**Exercise objective**
Repeat the full listing below verbatim and keep the images out.

※

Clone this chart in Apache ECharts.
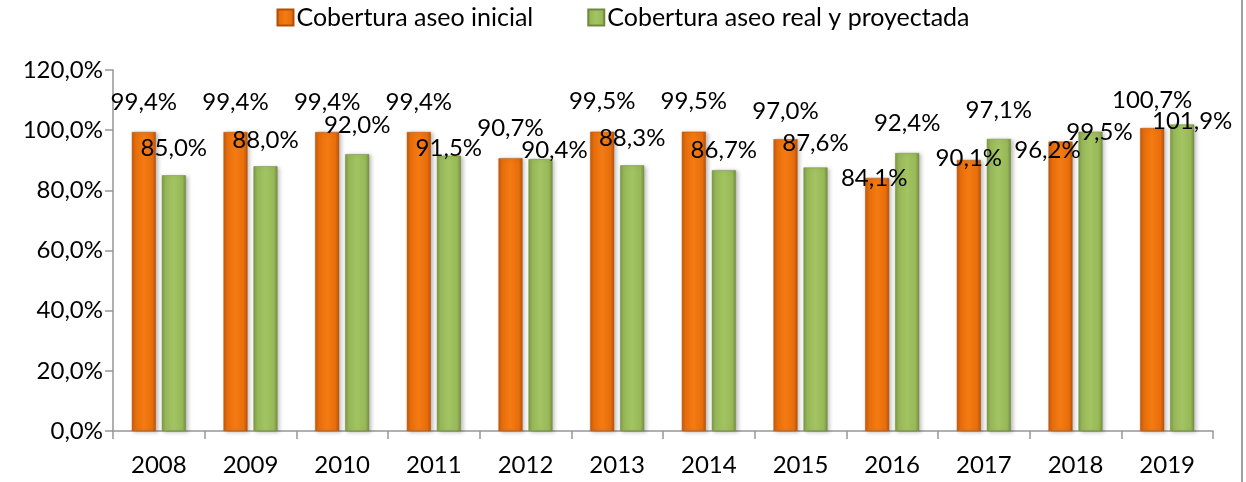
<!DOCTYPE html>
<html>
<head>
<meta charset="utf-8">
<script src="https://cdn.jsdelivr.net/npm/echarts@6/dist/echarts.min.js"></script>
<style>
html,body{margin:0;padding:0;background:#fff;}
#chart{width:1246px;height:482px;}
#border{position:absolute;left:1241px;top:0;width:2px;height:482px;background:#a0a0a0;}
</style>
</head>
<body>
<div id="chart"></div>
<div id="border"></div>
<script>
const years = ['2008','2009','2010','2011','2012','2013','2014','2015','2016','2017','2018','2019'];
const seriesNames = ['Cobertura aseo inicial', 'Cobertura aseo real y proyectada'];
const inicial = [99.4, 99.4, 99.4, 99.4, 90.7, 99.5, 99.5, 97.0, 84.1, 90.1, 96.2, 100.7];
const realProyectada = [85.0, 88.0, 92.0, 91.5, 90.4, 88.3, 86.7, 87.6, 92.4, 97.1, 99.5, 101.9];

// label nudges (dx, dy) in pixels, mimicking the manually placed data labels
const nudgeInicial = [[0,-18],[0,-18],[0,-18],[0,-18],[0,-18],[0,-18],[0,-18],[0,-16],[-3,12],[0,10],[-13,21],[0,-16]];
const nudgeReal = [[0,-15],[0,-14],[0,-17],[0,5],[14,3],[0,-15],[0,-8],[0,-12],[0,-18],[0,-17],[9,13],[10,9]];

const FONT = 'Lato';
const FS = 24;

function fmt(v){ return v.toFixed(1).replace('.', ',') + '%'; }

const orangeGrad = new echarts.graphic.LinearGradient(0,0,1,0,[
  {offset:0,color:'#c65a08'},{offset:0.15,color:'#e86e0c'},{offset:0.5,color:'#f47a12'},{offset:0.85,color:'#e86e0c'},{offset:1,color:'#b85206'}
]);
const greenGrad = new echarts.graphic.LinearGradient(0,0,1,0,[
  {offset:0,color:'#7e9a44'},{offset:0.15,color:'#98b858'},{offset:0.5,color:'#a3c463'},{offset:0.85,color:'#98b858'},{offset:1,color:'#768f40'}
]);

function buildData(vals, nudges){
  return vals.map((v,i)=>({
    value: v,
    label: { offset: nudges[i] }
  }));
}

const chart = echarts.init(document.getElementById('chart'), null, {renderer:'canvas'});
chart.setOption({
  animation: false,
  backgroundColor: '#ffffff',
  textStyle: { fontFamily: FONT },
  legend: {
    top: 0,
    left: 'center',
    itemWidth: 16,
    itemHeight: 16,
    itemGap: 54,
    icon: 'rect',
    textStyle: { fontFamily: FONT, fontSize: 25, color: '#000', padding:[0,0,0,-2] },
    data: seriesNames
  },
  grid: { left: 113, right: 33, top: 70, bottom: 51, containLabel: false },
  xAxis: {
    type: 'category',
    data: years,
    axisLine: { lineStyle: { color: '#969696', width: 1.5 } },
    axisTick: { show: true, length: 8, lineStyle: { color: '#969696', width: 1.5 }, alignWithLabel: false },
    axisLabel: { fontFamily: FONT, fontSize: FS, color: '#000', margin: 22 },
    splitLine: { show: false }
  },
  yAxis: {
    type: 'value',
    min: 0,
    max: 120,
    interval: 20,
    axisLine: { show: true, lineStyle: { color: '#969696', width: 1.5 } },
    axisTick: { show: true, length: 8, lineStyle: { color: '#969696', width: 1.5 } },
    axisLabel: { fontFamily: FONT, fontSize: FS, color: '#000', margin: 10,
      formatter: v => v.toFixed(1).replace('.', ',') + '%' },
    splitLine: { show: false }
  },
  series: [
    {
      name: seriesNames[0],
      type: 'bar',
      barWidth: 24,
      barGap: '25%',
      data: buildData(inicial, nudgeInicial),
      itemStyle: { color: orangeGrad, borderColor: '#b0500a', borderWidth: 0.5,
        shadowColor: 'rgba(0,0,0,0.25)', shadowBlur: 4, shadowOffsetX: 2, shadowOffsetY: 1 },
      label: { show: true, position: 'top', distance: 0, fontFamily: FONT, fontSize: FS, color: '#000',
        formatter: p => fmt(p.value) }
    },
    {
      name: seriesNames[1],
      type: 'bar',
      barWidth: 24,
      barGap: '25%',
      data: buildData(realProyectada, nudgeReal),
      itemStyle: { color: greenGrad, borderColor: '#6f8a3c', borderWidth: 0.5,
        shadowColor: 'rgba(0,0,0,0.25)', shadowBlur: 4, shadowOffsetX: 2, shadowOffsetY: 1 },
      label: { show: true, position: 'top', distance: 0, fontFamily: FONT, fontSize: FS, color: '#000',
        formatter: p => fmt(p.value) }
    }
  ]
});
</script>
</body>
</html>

※

**Correct response**
Clone this chart in Apache ECharts.
<!DOCTYPE html>
<html>
<head>
<meta charset="utf-8">
<script src="https://cdn.jsdelivr.net/npm/echarts@6/dist/echarts.min.js"></script>
<style>
html,body{margin:0;padding:0;background:#fff;}
#chart{width:1246px;height:482px;}
#border{position:absolute;left:1241px;top:0;width:2px;height:482px;background:#a0a0a0;}
</style>
</head>
<body>
<div id="chart"></div>
<div id="border"></div>
<script>
const years = ['2008','2009','2010','2011','2012','2013','2014','2015','2016','2017','2018','2019'];
const seriesNames = ['Cobertura aseo inicial', 'Cobertura aseo real y proyectada'];
const inicial = [99.4, 99.4, 99.4, 99.4, 90.7, 99.5, 99.5, 97.0, 84.1, 90.1, 96.2, 100.7];
const realProyectada = [85.0, 88.0, 92.0, 91.5, 90.4, 88.3, 86.7, 87.6, 92.4, 97.1, 99.5, 101.9];

// label nudges (dx, dy) in pixels, mimicking the manually placed data labels
const nudgeInicial = [[0,-18],[0,-18],[0,-18],[0,-18],[0,-18],[0,-18],[0,-18],[0,-16],[-3,12],[0,10],[-13,21],[0,-16]];
const nudgeReal = [[0,-15],[0,-14],[0,-17],[0,5],[14,3],[0,-15],[0,-8],[0,-12],[0,-18],[0,-17],[9,13],[10,9]];

const FONT = 'Lato';
const FS = 24;

function fmt(v){ return v.toFixed(1).replace('.', ',') + '%'; }

const orangeGrad = new echarts.graphic.LinearGradient(0,0,1,0,[
  {offset:0,color:'#c65a08'},{offset:0.15,color:'#e86e0c'},{offset:0.5,color:'#f47a12'},{offset:0.85,color:'#e86e0c'},{offset:1,color:'#b85206'}
]);
const greenGrad = new echarts.graphic.LinearGradient(0,0,1,0,[
  {offset:0,color:'#7e9a44'},{offset:0.15,color:'#98b858'},{offset:0.5,color:'#a3c463'},{offset:0.85,color:'#98b858'},{offset:1,color:'#768f40'}
]);

function buildData(vals, nudges){
  return vals.map((v,i)=>({
    value: v,
    label: { offset: nudges[i] }
  }));
}

const chart = echarts.init(document.getElementById('chart'), null, {renderer:'canvas'});
chart.setOption({
  animation: false,
  backgroundColor: '#ffffff',
  textStyle: { fontFamily: FONT },
  legend: {
    top: 0,
    left: 'center',
    itemWidth: 16,
    itemHeight: 16,
    itemGap: 54,
    icon: 'rect',
    textStyle: { fontFamily: FONT, fontSize: 25, color: '#000', padding:[0,0,0,-2] },
    data: seriesNames
  },
  grid: { left: 113, right: 33, top: 70, bottom: 51, containLabel: false },
  xAxis: {
    type: 'category',
    data: years,
    axisLine: { lineStyle: { color: '#969696', width: 1.5 } },
    axisTick: { show: true, length: 8, lineStyle: { color: '#969696', width: 1.5 }, alignWithLabel: false },
    axisLabel: { fontFamily: FONT, fontSize: FS, color: '#000', margin: 22 },
    splitLine: { show: false }
  },
  yAxis: {
    type: 'value',
    min: 0,
    max: 120,
    interval: 20,
    axisLine: { show: true, lineStyle: { color: '#969696', width: 1.5 } },
    axisTick: { show: true, length: 8, lineStyle: { color: '#969696', width: 1.5 } },
    axisLabel: { fontFamily: FONT, fontSize: FS, color: '#000', margin: 10,
      formatter: v => v.toFixed(1).replace('.', ',') + '%' },
    splitLine: { show: false }
  },
  series: [
    {
      name: seriesNames[0],
      type: 'bar',
      barWidth: 24,
      barGap: '25%',
      data: buildData(inicial, nudgeInicial),
      itemStyle: { color: orangeGrad, borderColor: '#b0500a', borderWidth: 0.5,
        shadowColor: 'rgba(0,0,0,0.25)', shadowBlur: 4, shadowOffsetX: 2, shadowOffsetY: 1 },
      label: { show: true, position: 'top', distance: 0, fontFamily: FONT, fontSize: FS, color: '#000',
        formatter: p => fmt(p.value) }
    },
    {
      name: seriesNames[1],
      type: 'bar',
      barWidth: 24,
      barGap: '25%',
      data: buildData(realProyectada, nudgeReal),
      itemStyle: { color: greenGrad, borderColor: '#6f8a3c', borderWidth: 0.5,
        shadowColor: 'rgba(0,0,0,0.25)', shadowBlur: 4, shadowOffsetX: 2, shadowOffsetY: 1 },
      label: { show: true, position: 'top', distance: 0, fontFamily: FONT, fontSize: FS, color: '#000',
        formatter: p => fmt(p.value) }
    }
  ]
});
</script>
</body>
</html>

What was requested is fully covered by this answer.